→ **TASK DIRECTIONS**: Wherever the word "seaborn" shows up in a line, please copy that line.

→ **LISTING**:
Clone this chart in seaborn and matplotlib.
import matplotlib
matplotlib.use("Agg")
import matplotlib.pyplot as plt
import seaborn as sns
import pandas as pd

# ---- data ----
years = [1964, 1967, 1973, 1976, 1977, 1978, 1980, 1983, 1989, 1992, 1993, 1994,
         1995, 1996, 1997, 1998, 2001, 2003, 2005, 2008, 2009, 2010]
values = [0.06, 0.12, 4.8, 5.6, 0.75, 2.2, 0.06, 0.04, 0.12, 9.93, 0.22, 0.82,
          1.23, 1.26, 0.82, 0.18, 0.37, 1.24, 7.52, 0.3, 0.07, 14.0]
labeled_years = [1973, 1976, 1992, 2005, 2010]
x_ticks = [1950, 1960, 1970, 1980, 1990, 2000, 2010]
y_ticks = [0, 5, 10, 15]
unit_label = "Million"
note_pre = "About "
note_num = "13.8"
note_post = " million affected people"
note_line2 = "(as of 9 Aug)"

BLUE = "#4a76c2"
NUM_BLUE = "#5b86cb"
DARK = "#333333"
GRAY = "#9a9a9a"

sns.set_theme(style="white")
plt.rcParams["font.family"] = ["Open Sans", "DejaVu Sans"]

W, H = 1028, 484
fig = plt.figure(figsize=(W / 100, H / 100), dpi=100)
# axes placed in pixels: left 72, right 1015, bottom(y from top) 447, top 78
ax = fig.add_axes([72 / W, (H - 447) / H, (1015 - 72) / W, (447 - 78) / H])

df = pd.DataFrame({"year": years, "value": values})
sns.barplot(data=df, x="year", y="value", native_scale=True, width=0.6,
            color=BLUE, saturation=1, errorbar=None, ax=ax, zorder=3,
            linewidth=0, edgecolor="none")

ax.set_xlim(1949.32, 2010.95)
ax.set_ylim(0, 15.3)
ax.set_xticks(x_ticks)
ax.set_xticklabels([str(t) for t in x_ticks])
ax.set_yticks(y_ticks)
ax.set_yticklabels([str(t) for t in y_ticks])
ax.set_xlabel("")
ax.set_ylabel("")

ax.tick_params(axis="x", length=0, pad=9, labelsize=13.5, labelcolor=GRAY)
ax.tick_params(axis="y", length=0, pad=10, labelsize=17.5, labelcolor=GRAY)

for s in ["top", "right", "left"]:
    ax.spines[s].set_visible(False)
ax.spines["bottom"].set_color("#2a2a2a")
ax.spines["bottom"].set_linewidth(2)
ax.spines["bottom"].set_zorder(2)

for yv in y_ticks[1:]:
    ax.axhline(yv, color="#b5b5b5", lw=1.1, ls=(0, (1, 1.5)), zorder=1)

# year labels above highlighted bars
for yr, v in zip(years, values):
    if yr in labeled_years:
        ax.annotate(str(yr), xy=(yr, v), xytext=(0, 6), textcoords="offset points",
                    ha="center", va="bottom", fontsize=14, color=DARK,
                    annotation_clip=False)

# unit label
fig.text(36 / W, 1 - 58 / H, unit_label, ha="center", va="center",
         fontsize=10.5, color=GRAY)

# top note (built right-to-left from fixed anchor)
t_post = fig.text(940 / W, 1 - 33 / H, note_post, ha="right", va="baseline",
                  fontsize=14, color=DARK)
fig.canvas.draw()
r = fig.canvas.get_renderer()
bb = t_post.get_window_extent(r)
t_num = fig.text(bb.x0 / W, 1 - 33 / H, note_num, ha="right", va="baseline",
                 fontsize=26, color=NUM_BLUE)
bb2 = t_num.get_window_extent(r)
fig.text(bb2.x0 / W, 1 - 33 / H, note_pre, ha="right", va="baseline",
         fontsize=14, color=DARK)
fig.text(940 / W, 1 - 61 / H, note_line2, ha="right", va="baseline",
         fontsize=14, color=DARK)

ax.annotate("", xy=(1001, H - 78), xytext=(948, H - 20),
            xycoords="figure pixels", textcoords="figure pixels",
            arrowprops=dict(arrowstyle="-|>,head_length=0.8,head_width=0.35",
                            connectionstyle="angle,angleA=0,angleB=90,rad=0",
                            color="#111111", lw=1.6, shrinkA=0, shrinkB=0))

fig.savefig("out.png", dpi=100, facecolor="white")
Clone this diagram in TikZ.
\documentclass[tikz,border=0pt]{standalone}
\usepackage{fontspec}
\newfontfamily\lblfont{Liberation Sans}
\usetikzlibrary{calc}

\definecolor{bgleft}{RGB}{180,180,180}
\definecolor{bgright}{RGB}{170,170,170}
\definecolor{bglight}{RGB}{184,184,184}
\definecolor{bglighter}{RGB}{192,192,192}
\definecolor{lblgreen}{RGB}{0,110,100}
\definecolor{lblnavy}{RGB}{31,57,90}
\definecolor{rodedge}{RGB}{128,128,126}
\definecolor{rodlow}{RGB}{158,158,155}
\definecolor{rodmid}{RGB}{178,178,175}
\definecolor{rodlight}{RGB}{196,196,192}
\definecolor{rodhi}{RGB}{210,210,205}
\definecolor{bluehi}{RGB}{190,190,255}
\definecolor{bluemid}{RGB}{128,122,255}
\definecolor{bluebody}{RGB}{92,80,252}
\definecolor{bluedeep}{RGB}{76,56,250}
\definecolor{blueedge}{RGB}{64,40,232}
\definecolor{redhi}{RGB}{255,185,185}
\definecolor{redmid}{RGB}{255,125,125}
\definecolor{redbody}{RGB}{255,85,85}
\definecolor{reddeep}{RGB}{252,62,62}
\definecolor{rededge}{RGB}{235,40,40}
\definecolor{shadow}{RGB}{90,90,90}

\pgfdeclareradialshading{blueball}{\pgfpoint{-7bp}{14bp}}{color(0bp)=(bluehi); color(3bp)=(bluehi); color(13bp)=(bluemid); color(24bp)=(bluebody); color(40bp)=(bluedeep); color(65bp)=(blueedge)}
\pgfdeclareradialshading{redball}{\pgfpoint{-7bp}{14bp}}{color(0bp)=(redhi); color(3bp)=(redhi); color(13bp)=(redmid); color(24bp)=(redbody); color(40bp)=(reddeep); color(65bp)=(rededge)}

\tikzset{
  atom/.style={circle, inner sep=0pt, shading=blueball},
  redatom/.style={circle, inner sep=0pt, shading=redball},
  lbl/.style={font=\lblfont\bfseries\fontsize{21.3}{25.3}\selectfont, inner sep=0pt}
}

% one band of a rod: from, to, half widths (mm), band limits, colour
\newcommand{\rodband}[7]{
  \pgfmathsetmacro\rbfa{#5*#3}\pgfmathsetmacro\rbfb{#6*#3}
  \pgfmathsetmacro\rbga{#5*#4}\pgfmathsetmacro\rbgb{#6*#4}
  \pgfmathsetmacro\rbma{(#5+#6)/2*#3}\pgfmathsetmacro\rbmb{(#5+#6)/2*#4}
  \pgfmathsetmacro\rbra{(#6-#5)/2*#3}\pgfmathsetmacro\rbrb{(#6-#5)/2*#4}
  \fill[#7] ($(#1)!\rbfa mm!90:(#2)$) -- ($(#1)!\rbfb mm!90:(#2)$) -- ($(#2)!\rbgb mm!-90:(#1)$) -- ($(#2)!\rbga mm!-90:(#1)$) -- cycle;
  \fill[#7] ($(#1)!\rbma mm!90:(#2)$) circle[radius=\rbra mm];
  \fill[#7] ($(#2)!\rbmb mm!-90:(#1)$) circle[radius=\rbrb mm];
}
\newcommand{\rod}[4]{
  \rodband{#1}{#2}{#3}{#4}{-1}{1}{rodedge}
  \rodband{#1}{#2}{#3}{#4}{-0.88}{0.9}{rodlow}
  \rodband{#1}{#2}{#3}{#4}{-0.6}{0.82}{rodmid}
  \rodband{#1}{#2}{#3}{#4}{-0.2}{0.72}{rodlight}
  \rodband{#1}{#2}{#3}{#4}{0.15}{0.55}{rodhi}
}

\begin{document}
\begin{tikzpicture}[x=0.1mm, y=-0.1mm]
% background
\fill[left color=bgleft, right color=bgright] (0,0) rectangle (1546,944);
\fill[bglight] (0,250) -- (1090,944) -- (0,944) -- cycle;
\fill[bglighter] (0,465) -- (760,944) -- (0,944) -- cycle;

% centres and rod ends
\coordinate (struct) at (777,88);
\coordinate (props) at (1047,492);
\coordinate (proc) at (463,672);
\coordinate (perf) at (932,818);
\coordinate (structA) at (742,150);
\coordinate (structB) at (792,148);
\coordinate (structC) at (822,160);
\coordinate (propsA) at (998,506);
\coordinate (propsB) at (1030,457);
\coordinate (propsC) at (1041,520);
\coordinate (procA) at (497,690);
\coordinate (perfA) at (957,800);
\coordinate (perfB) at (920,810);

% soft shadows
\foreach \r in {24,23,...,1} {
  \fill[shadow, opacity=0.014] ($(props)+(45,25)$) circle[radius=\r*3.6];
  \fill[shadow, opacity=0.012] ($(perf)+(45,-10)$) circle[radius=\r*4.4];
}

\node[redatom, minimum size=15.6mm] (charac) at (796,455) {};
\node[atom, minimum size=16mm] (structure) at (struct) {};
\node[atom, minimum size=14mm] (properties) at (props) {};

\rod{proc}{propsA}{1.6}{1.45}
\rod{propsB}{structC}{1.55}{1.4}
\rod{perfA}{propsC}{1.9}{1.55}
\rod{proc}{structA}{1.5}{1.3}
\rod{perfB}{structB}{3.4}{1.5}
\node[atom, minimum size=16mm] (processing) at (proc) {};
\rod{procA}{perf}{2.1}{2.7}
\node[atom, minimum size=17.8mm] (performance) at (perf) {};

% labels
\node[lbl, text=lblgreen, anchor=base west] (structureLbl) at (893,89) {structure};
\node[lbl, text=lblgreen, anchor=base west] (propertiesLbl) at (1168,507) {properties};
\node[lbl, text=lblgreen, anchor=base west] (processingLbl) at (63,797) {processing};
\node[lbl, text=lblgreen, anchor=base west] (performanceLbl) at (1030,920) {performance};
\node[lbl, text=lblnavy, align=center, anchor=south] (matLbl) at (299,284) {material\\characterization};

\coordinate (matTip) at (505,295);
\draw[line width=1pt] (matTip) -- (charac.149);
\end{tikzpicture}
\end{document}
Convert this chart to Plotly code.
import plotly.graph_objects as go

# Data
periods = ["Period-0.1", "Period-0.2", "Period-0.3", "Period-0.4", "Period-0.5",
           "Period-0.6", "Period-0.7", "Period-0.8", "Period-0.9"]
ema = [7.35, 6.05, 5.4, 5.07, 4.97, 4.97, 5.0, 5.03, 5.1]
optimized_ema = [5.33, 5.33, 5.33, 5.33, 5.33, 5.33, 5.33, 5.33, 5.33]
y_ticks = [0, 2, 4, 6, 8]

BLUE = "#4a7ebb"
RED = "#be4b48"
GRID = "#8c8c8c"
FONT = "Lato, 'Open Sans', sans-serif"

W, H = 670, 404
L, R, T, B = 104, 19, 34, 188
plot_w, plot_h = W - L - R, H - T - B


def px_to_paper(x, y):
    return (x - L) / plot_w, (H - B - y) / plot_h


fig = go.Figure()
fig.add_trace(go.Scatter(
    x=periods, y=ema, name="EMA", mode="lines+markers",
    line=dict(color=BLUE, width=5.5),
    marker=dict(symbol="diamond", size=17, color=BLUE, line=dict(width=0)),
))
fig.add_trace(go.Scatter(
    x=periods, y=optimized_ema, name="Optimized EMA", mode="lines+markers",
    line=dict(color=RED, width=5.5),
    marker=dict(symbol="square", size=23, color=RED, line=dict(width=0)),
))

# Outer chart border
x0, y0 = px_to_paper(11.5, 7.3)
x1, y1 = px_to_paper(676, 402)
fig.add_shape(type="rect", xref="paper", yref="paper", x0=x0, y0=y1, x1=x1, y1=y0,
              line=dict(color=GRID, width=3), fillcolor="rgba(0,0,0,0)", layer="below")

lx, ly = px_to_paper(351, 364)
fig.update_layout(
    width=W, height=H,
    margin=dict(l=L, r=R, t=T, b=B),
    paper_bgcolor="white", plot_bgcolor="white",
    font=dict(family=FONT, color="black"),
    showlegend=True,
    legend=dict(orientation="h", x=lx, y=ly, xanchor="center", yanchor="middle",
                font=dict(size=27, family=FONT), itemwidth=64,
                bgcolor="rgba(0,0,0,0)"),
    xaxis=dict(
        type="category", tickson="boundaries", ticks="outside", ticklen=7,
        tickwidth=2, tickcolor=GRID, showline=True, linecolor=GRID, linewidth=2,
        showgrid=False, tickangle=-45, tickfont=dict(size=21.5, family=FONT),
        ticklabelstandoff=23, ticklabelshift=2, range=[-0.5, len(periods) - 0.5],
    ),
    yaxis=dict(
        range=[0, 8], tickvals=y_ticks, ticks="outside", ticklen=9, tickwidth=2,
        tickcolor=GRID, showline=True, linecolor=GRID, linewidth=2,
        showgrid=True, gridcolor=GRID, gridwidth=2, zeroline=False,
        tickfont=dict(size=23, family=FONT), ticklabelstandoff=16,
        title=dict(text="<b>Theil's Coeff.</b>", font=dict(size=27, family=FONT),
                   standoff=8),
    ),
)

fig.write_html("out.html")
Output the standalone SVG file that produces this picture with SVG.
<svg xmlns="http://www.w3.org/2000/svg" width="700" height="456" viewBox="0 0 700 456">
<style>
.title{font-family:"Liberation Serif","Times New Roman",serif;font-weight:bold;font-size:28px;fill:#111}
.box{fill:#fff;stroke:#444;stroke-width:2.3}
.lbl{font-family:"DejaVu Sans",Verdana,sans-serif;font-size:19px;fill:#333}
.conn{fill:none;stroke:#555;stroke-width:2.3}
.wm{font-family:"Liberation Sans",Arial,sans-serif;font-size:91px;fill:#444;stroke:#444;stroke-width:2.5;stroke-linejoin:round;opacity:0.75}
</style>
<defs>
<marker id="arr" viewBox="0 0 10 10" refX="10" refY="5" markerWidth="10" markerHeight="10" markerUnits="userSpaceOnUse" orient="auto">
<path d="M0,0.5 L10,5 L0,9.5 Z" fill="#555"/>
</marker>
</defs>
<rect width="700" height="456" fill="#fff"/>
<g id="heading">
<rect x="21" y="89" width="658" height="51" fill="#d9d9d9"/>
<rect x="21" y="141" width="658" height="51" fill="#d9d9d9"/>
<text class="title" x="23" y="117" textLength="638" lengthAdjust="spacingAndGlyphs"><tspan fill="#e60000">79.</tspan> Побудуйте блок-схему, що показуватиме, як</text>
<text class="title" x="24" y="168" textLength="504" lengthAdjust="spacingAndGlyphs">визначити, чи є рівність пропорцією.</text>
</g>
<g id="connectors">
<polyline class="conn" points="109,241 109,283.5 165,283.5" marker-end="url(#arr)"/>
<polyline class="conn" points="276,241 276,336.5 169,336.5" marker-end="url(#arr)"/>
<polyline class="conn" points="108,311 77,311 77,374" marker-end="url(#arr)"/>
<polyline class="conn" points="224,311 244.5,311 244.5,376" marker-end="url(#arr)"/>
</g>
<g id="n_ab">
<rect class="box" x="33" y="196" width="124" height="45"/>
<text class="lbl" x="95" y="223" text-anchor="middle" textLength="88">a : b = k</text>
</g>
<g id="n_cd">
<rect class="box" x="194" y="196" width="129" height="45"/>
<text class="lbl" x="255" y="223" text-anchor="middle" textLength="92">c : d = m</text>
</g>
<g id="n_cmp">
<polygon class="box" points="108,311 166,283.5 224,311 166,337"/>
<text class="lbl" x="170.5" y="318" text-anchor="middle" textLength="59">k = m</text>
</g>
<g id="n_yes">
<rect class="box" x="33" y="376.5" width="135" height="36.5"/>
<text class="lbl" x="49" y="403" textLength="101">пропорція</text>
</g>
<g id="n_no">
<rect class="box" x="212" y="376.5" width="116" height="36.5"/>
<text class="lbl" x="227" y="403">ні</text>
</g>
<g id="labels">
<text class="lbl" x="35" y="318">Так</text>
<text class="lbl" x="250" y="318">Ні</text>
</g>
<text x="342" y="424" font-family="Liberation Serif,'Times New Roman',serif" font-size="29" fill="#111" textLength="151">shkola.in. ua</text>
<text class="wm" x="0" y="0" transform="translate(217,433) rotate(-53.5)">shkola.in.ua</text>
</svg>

→ **ANSWER TO THE TASK**:
Clone this chart in seaborn and matplotlib.
import seaborn as sns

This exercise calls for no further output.